Being present requires stillness — to tune in to Nature: the sound of rain, the song of birds, to really see a flower. Taking the book’s suggestion to heart, I decided to take a walk in my neighborhood. I let my surroundings come to me. I just took them in. It was an overcast, coolish day, typical for this rainy April. Everywhere I looked, vistas of lawn and trees in soothing shades of green met my eye. A spot of color would pop up like a birthday surprise: dogwoods in white and pink; azaleas in red, white and light purple; cherry blossoms. In close ups, I notice the miraculous “lobster claw” bud that would become a full-blown iris in about a week, the flashy, tarty tulip and the insouciant lilac bushes with their cloying scent and circling bees.

Iris bud

Nature was going on, oblivious to my swirling thoughts. In fact, at least for a while, the swirling slowed considerably. So much so that I was absolutely delighted when geese parents hissed at me when I ran into their little familial gathering.

Another part of Nature lives with us. Our pets! According to Tolle and McDonnell, “When you pet a dog or listen to a cat purring, thinking may subside for a moment and space of stillness arises within you, a doorway into Being.” They also say, “The vital function that pets fulfill in this world hasn’t been fully recognized. They keep billions of people sane.” They are the Guardians of Being.

Guardian Patsy with Jean
Guardian Charlie with Cindy
Guardian Theodore with Caleb
Guardian Lily and me

When I got home, I cradled Lily in my arms and took some deep breaths. As Eckhart Tolle says, “I have lived with many Zen masters, all them cats.” IMG_7709

Tell me: Who is your Guardian?

By Cathy Luh

I am a doctor, a writer and Grammy to Edin and Caleb. I live in St. Louis with husband Bill.

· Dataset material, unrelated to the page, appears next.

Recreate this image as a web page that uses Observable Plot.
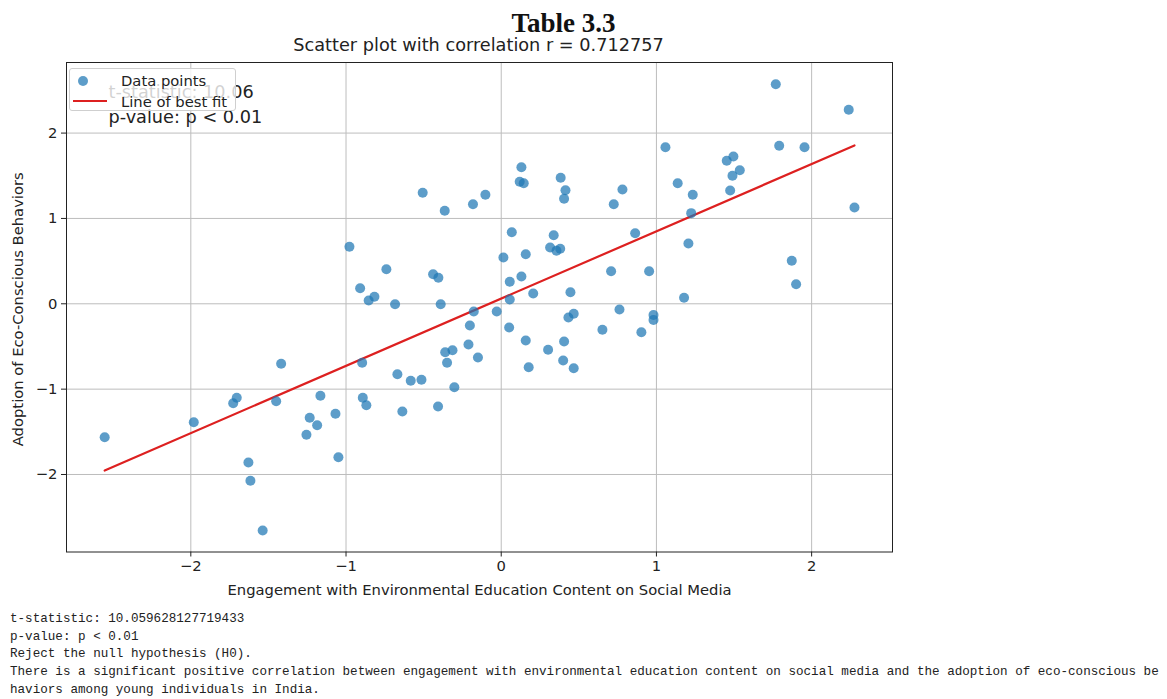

11 replies on “Guardians of Being”

You did a walking meditation! Once, a long time ago, I got seriously spooked by a guy who said he was a member of the Denver Crime Syndicate and had 2 machine guns in his closet and wanted my advice as to what to do with them. I immersed myself into nature, much as you did on your walk and it gave me the courage to tell him to leave me alone when he next saw me and approached me. The power of nature to put things into perspective and allow us to calm enough to let love and gratitude back in is amazing!


I would love to see Bruno, Cocoa & Sophie! If we can figure out how to post photos, I will share my beloved nephew Dima snuggling with his beloved dogs: the late, great Bandit & Polly, both of whom shepherded him through the challenging times of childhood.


Love this my friend. I’ve needed this as I’ve been in this too. Love my fur babies my guardians Cocoa and Sophie. 😘


My dog, Bruno, certainly qualifies fora Guardian Gold Medal. Spring, the season of hope and renewal, is fraught with memories of loss. Mother’s Day marks the sixth anniversary of a three-week period in which I lost my father, mother-in-law, and wife. In the ensuing months, Bruno – just a puppy – kept me focussed on providing for his needs and mine as well. One evening, I found myself laughing aloud at his antics as he skidded on the tile floor in pursuit of a ball he insisted I throw for him. He brought a glimmer of pleasure into my life and has never failed in his duties as companion and entertainer-in-chief.


i loved this post and how you have woven in so many current issues. so well written!!




Catherine, I absolutely love this essay. I think it’s my favorite of your so far.